La chaufferette, c’était un petit appareil qu’au 19e siècle, les enfants emportaient avec eux à l’école pour se chauffer les pieds pendant les durs mois d’hiver. Cet objet en métal se prêtait aux usages les plus inattendus, tantôt arme redoutable dans les bagarres entre les petits, tantôt fourneau pour y faire cuire des châtaignes, dont les senteurs remémorées réveillent la nostalgie de la narratrice. L’instrument en effet est déjà tombé en désuétude du vivant de l’autrice. Mais, au détour de cette évocation si prenante, Colette nous prend à contre-pied. La Chaufferette, titre de cette nouvelle qui clôt le recueil, n’est qu’un prétexte pour nous confier… son absence de vocation pour l’écriture : Pourtant ma vie s’est écoulée à écrire… Née d’une famille sans fortune, je n’avais appris aucun métier. Je savais grimper, siffler, courir, mais personne n’est venu me proposer une carrière d’écureuil, d’oiseau ou de biche. Le jour où la nécessité me mit une plume en main et qu’en échange des pages que j’avais écrites on me donna un peu d’argent, je compris qu’il me faudrait chaque jour, lentement, docilement écrire, patiemment concilier le son et le nombre, me lever tôt de préférence, me coucher tard par devoir... C’est une langue bien difficile que le français. A peine écrit-on depuis quarante-cinq ans qu’on commence à s’en apercevoir.
En baie de Somme se présente comme le journal, de facture très contemporaine, parfois télégraphique, d’une longue sortie à la plage. Plusieurs entrées cadencent cette journée, marquée par la frénésie du départ, la volupté des bains de soleil, ainsi que le regard sarcastique de la narratrice sur les petits parigots, « ces petits morveux passés au jus de chique ».
Le rire, une autre de mes nouvelles préférées, démarre ainsi : Elle riait volontiers, d’un rire jeune et aigu qui mouillait ses yeux de larmes, et qu’elle se reprochait après comme un manquement à la dignité d’une mère chargée de quatre enfants et de soucis d’argent. Elle maîtrisait les cascades de son rire, se gourmandait sévèrement : « Allons ! Voyons… », puis cédait à une rechute de rire qui faisait trembler son pince-nez. Il s’agit bien sûr de Sidonie, la mère admirée qui, dans ce court texte, se morigène une fois de plus d’être prise de fou rire devant les acrobaties d’un petit chat, tandis qu’elle porte le grand deuil de son mari.
Dans sa collection Les Meilleures nouvelles, qui compte maintenant une petite dizaine de titres, dont plusieurs présentés sur notre site [1], les Éditions Rue Saint Ambroise font donc paraître un volume de nouvelles de Colette.
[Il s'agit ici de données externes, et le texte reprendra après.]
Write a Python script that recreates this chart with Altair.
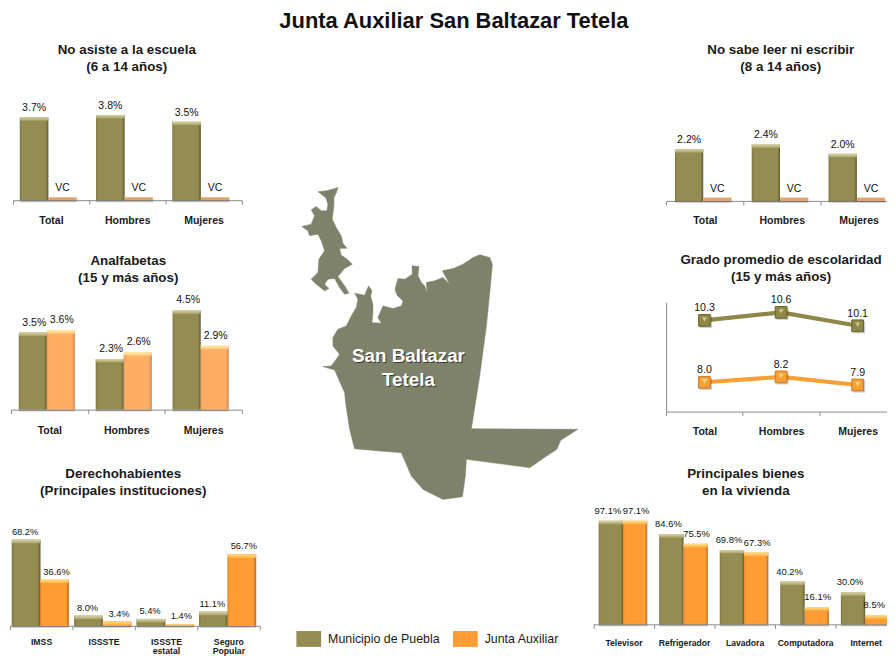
import altair as alt

TITLE = "Junta Auxiliar San Baltazar Tetela"
S_A = "Municipio de Puebla"
S_B = "Junta Auxiliar"
FONT = "Liberation Sans"
INK = "#1a1a1a"

grupos = ["Total", "Hombres", "Mujeres"]

asiste_a = [3.7, 3.8, 3.5]
asiste_b = [0.13, 0.13, 0.13]
asiste_lab_a = ["3.7%", "3.8%", "3.5%"]
asiste_lab_b = ["VC", "VC", "VC"]

leer_a = [2.2, 2.4, 2.0]
leer_b = [0.14, 0.14, 0.14]
leer_lab_a = ["2.2%", "2.4%", "2.0%"]
leer_lab_b = ["VC", "VC", "VC"]

analf_a = [3.5, 2.3, 4.5]
analf_b = [3.6, 2.6, 2.9]
analf_lab_a = ["3.5%", "2.3%", "4.5%"]
analf_lab_b = ["3.6%", "2.6%", "2.9%"]

grado_a = [10.3, 10.6, 10.1]
grado_b = [8.0, 8.2, 7.9]

inst = ["IMSS", "ISSSTE", "ISSSTE|estatal", "Seguro|Popular"]
inst_a = [68.2, 8.0, 5.4, 11.1]
inst_b = [36.6, 3.4, 1.4, 56.7]

bienes = ["Televisor", "Refrigerador", "Lavadora", "Computadora", "Internet"]
bienes_a = [97.1, 84.6, 69.8, 40.2, 30.0]
bienes_b = [97.1, 75.5, 67.3, 16.1, 8.5]

map_north = [(85,68),(110,65),(130,60),(145,55),(140,72),(133,85),(133,110),(128,150),(140,175),(155,200),
             (160,222),(172,237),(150,238),(155,258),(170,268),(188,285),(165,298),(145,322),(165,350),(178,372),
             (165,375),(150,355),(135,328),(115,330),(105,345),(118,358),(105,365),(80,345),(65,330),(85,310),
             (88,270),(105,245),(95,215),(85,195),(60,200),(55,185),(37,172),(65,165),(75,140),(65,122),
             (80,112),(95,125),(112,125),(115,105),(108,85),(85,68)]
map_main = [(195,372),(225,378),(237,350),(247,365),(243,380),(250,405),(250,430),(247,460),(275,462),(265,445),
            (280,410),(310,418),(335,410),(340,395),(322,378),(316,360),(325,328),(345,330),(368,315),(367,290),
            (388,292),(385,320),(395,340),(405,350),(412,372),(410,340),(435,335),(460,325),(480,345),(458,305),
            (490,298),(520,285),(550,265),(570,257),(600,265),(608,285),(603,340),(590,470),(570,620),(545,778),
            (864,780),(813,813),(801,840),(765,864),(720,895),(530,870),(527,920),(518,982),(460,990),(400,960),
            (365,920),(335,850),(270,845),(195,838),(180,780),(168,700),(165,670),(145,625),(135,602),(100,592),
            (125,590),(140,570),(150,555),(130,530),(130,505),(145,480),(170,470),(185,440),(200,415),(205,390),
            (195,372)]

W, H = 887, 648
SX, SY = 0.992, 0.989


def PX(x):
    return (x - 0.2) / SX - 8


def PY(y):
    return (y - 4.2) / SY - 8


def grad(edge_l, body, edge_r):
    return alt.LinearGradient(
        gradient="linear", x1=0, x2=1, y1=0, y2=0,
        stops=[alt.GradientStop(color=edge_l, offset=0),
               alt.GradientStop(color=body, offset=0.08),
               alt.GradientStop(color=body, offset=0.9),
               alt.GradientStop(color=edge_r, offset=1)])


def vgrad(top, bottom):
    return alt.LinearGradient(
        gradient="linear", x1=0, x2=0, y1=0, y2=1,
        stops=[alt.GradientStop(color=top, offset=0), alt.GradientStop(color=bottom, offset=1)])


OLIVE = dict(fill=grad("#7d7640", "#948c52", "#625c30"), hi=vgrad("#d8d4a4", "#a8a26a"))
ORANGE = dict(fill=grad("#e08a2c", "#ff9c33", "#b86a24"), hi=vgrad("#ffe08a", "#ffb048"))
PALE = dict(fill=grad("#eda05c", "#ffae66", "#cf8a50"), hi=vgrad("#fff0a8", "#ffc47c"))
FLAT_VC = dict(fill="#e0a468", hi=None)


def x_axis(cats_font, cats_weight, base, pad):
    return alt.Axis(orient="bottom", offset=PY(base) - H, title=None, grid=False, labelAngle=0,
                    tickBand="extent", tickSize=4, tickColor="#8a8a8a", domainColor="#8a8a8a",
                    labelFont=FONT, labelFontSize=cats_font, labelFontWeight=cats_weight, labelColor=INK,
                    labelPadding=pad, labelOverlap=False, labelLineHeight=9.5,
                    labelExpr="split(datum.label, '|')")


def bars_panel(cats, va, vb, la, lb, x0, x1, base, k, off, style_b, font, ax_font, ax_weight, pad, dy,
               dx_a=0, dx_b=0, last_b_dx=None, legend=False):
    top = max(va + vb) * 1.1
    ky = k / SY
    xs = alt.X("cat:N", scale=alt.Scale(domain=cats, range=[PX(x0), PX(x1)], paddingInner=0, paddingOuter=0),
               axis=x_axis(ax_font, ax_weight, base, pad), sort=None)
    ys = alt.Y("v:Q", scale=alt.Scale(domain=[0, top], range=[PY(base), PY(base) - top * ky], nice=False, zero=True),
               axis=None)
    xo = alt.XOffset("s:N", scale=alt.Scale(domain=[S_A, S_B], range=[off[0] / SX, off[1] / SX],
                                            paddingInner=0, paddingOuter=0), sort=None)
    rows = lambda s, vals, labs: [
        {"cat": c, "s": s, "v": v, "v2": 0, "h": max(0, v - 3.5 / k), "t": t}
        for c, v, t in zip(cats, vals, labs)]
    ra, rb = rows(S_A, va, la), rows(S_B, vb, lb)
    layers = []
    enc = dict(x=xs, xOffset=xo, y=ys)
    layers.append(alt.Chart(alt.Data(values=ra + rb)).mark_bar(color="#000000", opacity=0.22, xOffset=2, x2Offset=2,
                                                              yOffset=1, y2Offset=2)
                  .encode(**enc, y2=alt.Y2("v2:Q")))
    if legend:
        layers.append(alt.Chart(alt.Data(values=ra + rb)).mark_bar().encode(
            **enc, y2=alt.Y2("v2:Q"),
            color=alt.Color("s:N", scale=alt.Scale(domain=[S_A, S_B], range=["#948c52", "#ff9c33"]),
                            legend=alt.Legend(orient="none", legendX=291, legendY=621, direction="horizontal",
                                              title=None, symbolType="M-1,-0.64H1V0.64H-1Z", symbolSize=625,
                                              symbolStrokeWidth=0, symbolOpacity=1, labelFont=FONT, labelFontSize=12.5,
                                              labelColor=INK, labelOffset=7, columnPadding=13))))
    for r, st in ((ra, OLIVE), (rb, style_b)):
        layers.append(alt.Chart(alt.Data(values=r)).mark_bar(color=st["fill"]).encode(**enc, y2=alt.Y2("v2:Q")))
        if st["hi"] is not None:
            layers.append(alt.Chart(alt.Data(values=r)).mark_bar(color=st["hi"]).encode(**enc, y2=alt.Y2("h:Q")))
    text_sets = [(ra, dx_a)]
    if last_b_dx is None:
        text_sets.append((rb, dx_b))
    else:
        text_sets += [(rb[:-1], dx_b), (rb[-1:], last_b_dx)]
    for r, dx in text_sets:
        layers.append(alt.Chart(alt.Data(values=r)).mark_text(
            font=FONT, fontSize=font, color="#111111", baseline="bottom", dy=dy, dx=dx).encode(**enc, text="t:N"))
    return alt.layer(*layers)


def line_panel():
    x0, x1, base = 667, 897, 412
    xs = alt.X("cat:N", scale=alt.Scale(domain=grupos, range=[PX(x0), PX(x1)], paddingInner=0, paddingOuter=0),
               axis=x_axis(10.6, "bold", base, 11), sort=None)
    ymin, ymax = 6.91, 10.97
    ys = alt.Y("v:Q", scale=alt.Scale(domain=[ymin, ymax], range=[PY(base), PY(303)], nice=False, zero=False),
               axis=alt.Axis(orient="left", offset=-PX(x0), title=None, grid=False, ticks=False, labels=False,
                             domainColor="#8a8a8a"))
    layers = []
    for vals, col, edge, hi in ((grado_a, "#8f8748", "#69632f", "#c9c58e"), (grado_b, "#f7a035", "#c9782a", "#ffd88a")):
        d = alt.Data(values=[{"cat": c, "v": v, "t": f"{v:.1f}"} for c, v in zip(grupos, vals)])
        base_c = alt.Chart(d).encode(x=xs, y=ys)
        layers += [
            base_c.mark_line(color=col, strokeWidth=4.2),
            base_c.mark_point(shape="square", filled=True, size=150, color="#000000", opacity=0.2, xOffset=1.5, yOffset=1.5),
            base_c.mark_point(shape="square", filled=True, size=140, fill=col, stroke=edge, strokeWidth=1, opacity=1),
            base_c.mark_point(shape="triangle-down", filled=True, size=26, color=hi, opacity=1, yOffset=-1),
            base_c.mark_text(font=FONT, fontSize=10.7, color="#111111", baseline="bottom", dy=-7).encode(text="t:N"),
        ]
    return alt.layer(*layers)


def map_layer():
    geo = {"type": "Feature", "properties": {},
           "geometry": {"type": "MultiPolygon",
                        "coordinates": [[[list(p) for p in map_north]], [[list(p) for p in map_main]]]}}
    return alt.Chart(alt.Data(values=[geo])).mark_geoshape(fill="#7f826b", stroke="#7f826b", strokeWidth=0.5).project(
        type="identity", scale=1 / (3 * 0.99), translate=[284.1, 159.6])


def text_layer(lines, cx, cy, size, color=INK, lh=17):
    return alt.Chart(alt.Data(values=[{"t": lines}])).mark_text(
        font=FONT, fontSize=size, fontWeight="bold", color=color, align="center", baseline="middle",
        lineBreak="\n", lineHeight=lh).encode(text="t:N", x=alt.value(PX(cx)), y=alt.value(PY(cy)))


p1 = bars_panel(grupos, asiste_a, asiste_b, asiste_lab_a, asiste_lab_b, 13, 242, 201, 22.4, (7, 64), FLAT_VC,
                10.6, 10.6, "bold", 12, -4)
p2 = bars_panel(grupos, analf_a, analf_b, analf_lab_a, analf_lab_b, 11, 242, 410, 22, (8, 64), PALE,
                10.6, 10.6, "bold", 12, -5, dx_a=1.5, dx_b=1)
p3 = bars_panel(inst, inst_a, inst_b, [f"{v}%" for v in inst_a], [f"{v}%" for v in inst_b],
                10, 260, 625.7, 1.257, (2, 59), ORANGE, 9.4, 8.8, "bold", 8, -3, dx_a=-1, dx_b=2, legend=True)
p4 = bars_panel(grupos, leer_a, leer_b, leer_lab_a, leer_lab_b, 667.3, 898, 201.7, 23.5, (8.5, 65), FLAT_VC,
                10.6, 10.6, "bold", 11, -4)
p5 = line_panel()
p6 = bars_panel(bienes, bienes_a, bienes_b, [f"{v}%" for v in bienes_a], [f"{v}%" for v in bienes_b],
                594, 897, 624.3, 1.064, (5.5, 54), ORANGE, 9.5, 8.7, "bold", 10.5, -5, dx_a=-3, dx_b=1, last_b_dx=-3)

layers_all = alt.layer(
    map_layer(),
    p1, p2, p3, p4, p5, p6,
    text_layer("No asiste a la escuela\n(6 a 14 años)", 127, 51.5, 13.5),
    text_layer("Analfabetas\n(15 y más años)", 128.5, 261.5, 13.5),
    text_layer("Derechohabientes\n(Principales instituciones)", 123.5, 474.5, 13.5),
    text_layer("No sabe leer ni escribir\n(8 a 14 años)", 781.7, 51.5, 13.5),
    text_layer("Grado promedio de escolaridad\n(15 y más años)", 782, 260.5, 13.5),
    text_layer("Principales bienes\nen la vivienda", 746.7, 474.5, 13.5),
    text_layer("San Baltazar\nTetela", 410, 358, 19, color="#3a3a30", lh=23.3),
    text_layer("San Baltazar\nTetela", 409, 357, 19, color="#ffffff", lh=23.3),
)
chart = layers_all.resolve_scale(x="independent", y="independent", xOffset="independent").resolve_axis(
    x="independent", y="independent"
).properties(
    width=W, height=H,
    autosize=alt.AutoSizeParams(type="none"),
    padding=0,
    title=alt.TitleParams(TITLE, font=FONT, fontSize=22.1, fontWeight="bold", color="#111111",
                          anchor="middle", offset=-22, dx=6.5),
).configure_view(stroke=None)

chart.save("out.html", embed_options={"renderer": "svg", "actions": False})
Celui-ci couvre trois décennies dans un ordre chronologique, réunissant des moments près de l’océan (Partie de pêche), des souvenirs de Music-Hall (L’Accompagnatrice), l’irruption de la grande guerre (La Nouvelle), des scènes courtelinesques (Un Timbre à 0 fr. 60, svp !) et une histoire d’inceste dans la campagne (Le Sieur Binard).
Élaboré par Julie Wolkenstein, ce volume comprend 34 nouvelles, parfois très courtes, issues de 17 recueils. Selon les standards de la collection, des notices en fin de volume nous renseignent sur le contexte précis dans lequel chacun des recueils a été élaboré. Avec cet outil de référence, le lecteur possède toutes les cartes pour approfondir l’œuvre d’une autrice, qui nous surprend ici par la variété de ses modes d’énonciation, passant avec aisance du je (L’Accompagnatrice) au tu (Dimanche), et relatant des dialogues entre deux animaux, Toby-chien et Kiki-la-doucette (Une Visite).
La préface de Julia Kristeva explore les formes de la sexualité chez Colette, tandis que celle de Mona Ozouf retrace son long « commerce » avec elle, entre découvertes, oublis et redécouvertes.
L’ouvrage refermé, on se demandera, avec Julie Wolkenstein, si les courts morceaux rassemblés ici relèvent de la nouvelle ou constituent des « fragments », des « biographèmes » [2], soit miettes resurgies du passé, soit scènes du présent. Qu’importe après tout, ils jettent une lumière nouvelle sur une écrivaine que son grand talent et son combat pour l’autonomie nous rendent irrésistiblement attachante.